EGYPT: FORMER LEADER MORSY GIVEN DEATH SENTENCE IN JAILBREAK CASE

18 May 2015 :

Former Egyptian President Mohamed Morsy was sentenced by a Cairo court to death -- the latest judicial setback for the ousted leader. He was convicted in a 2011 prison break.
Morsy's name, along with those of 106 other defendants, will be passed to the Grand Mufti, the highest legal authority in Egypt, who will have the final say on their sentence.
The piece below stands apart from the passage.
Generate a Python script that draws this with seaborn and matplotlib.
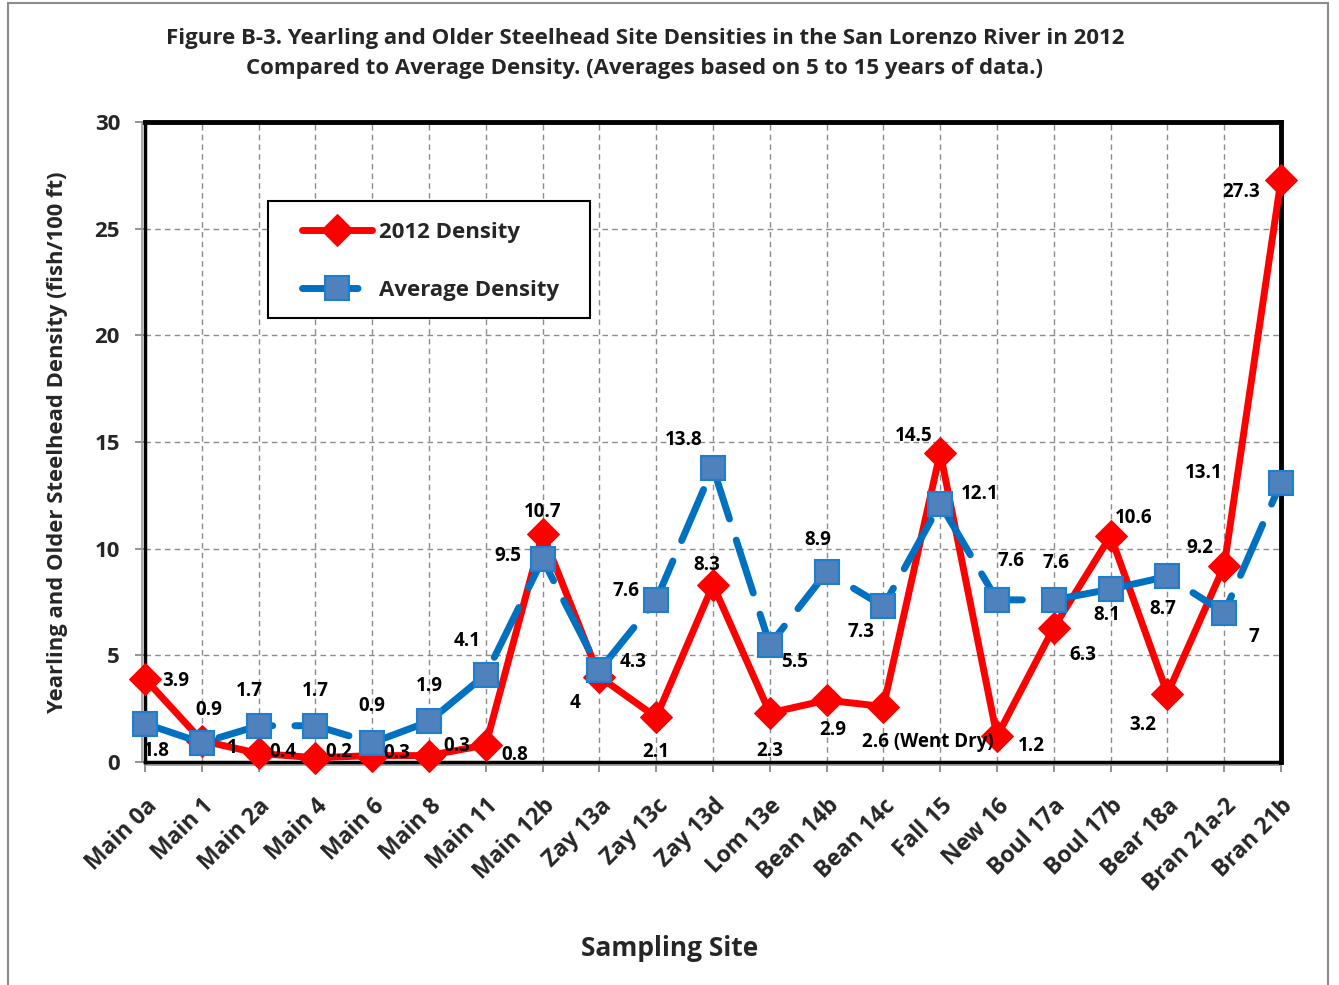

The verdict will be confirmed June 2.
This was the harshest sentence that Morsy could have expected to receive in the case.
The leader of the Muslim Brotherhood, Mohamed Badie, and a former parliament speaker, Mohamed Saad El-Katatny, also were referred to the Grand Mufti in the jailbreak case.
Cairo's military-installed government has banned the Muslim Brotherhood, branding it a terrorist group -- an allegation it denies.
Morsy and his co-defendants were accused of collaborating with the Palestinian Islamist group Hamas and the Lebanese Shiite group Hezbollah to break into several prisons across Egypt in January 2011 and of facilitating the escape of Morsy and 20,000 others.
The jailbreak came amid the chaos of the January 2011 popular uprising that toppled longtime strongman Hosni Mubarak and led to Morsy's election the following year.
In a separate case involving espionage charges, another 16 defendants -- but not Morsy -- were also sentenced to death. The verdict will be confirmed June 2.
Among those sentenced to death are Mohamed El-Shater, deputy leader of the Muslim Brotherhood; Mohamed El-Beltagy, a former Muslim Brotherhood member of parliament; Ahmed Abdel Aty, a former presidential aide; and Emad Shahin, a political science professor now in the United States.